I haven't actually tried this recipe yet, but it looks fantastic. I'll make notes if I try anything a little different.

From: http://shecraves.typepad.com/my_weblog/2006/02/orange_almond_c.html


3 oranges (or 6 clementines, tangerines, or 4 Meyer lemons)

water for boiling

6 eggs

1 cup plus 2 tablespoons sugar (1/4 cup more for lemons)

2 1/2 cups ground almonds

1 teaspoon baking powder

superfine sugar for dusting

whipped cream

dark chocolate shavings

  1. Preheat oven to 350 deg F.
  2. Place the fruit in the pot and cover with water.

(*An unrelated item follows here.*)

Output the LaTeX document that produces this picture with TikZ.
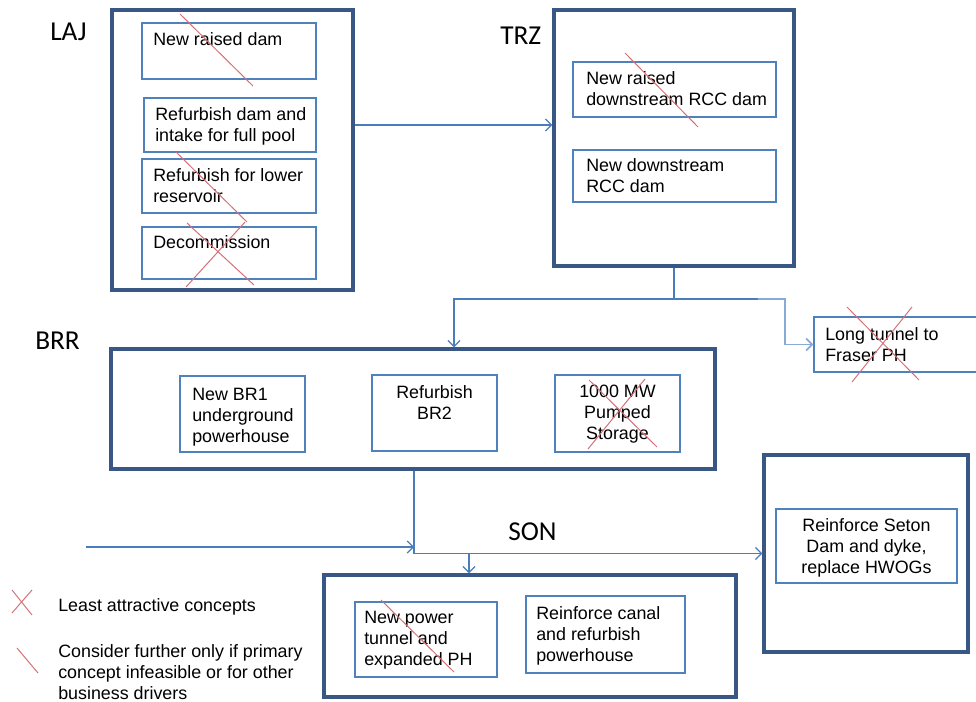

Bring to a boil and cook for about two hours until it's tender all the way through (pierces easily with a knife, "like butta" as they say).
  3. Cut the fruit in quarters and fish out the white pips (the big chunk of white membrance usually at two points in the fruit). Then put the fruit into the food processor and puree. Pith, skin, and fruit—everything.
  4. Add the eggs and pulse until combined. Add the dry ingredients and mix well.
  5. Pour into two prepared 9-inch cake pans or one 8-inch springform pan (buttered and parchment-lined). Bake in a pre-heated 350 degree oven for about an hour.
  6. Remove from the oven and let cool in the pan. When it's cooled, unmold and sprinkle with superfine sugar. Serve with whipped cream and chocolate shavings.

TIPS:
*You can make the cake ahead. It keeps for up to four days. After that the cake will resemble anything that sits still outside in a Seattle winter—mold and perhaps even moss will start to grow.

*You can even make components of the recipe in advance. For instance, I ground my own almonds (with the blanched slivered almonds from the bulk bin) one day to use later in the week. And you can poach the oranges to use another day. Just keep them covered and in the fridge until you're ready for some CuisinArt fun.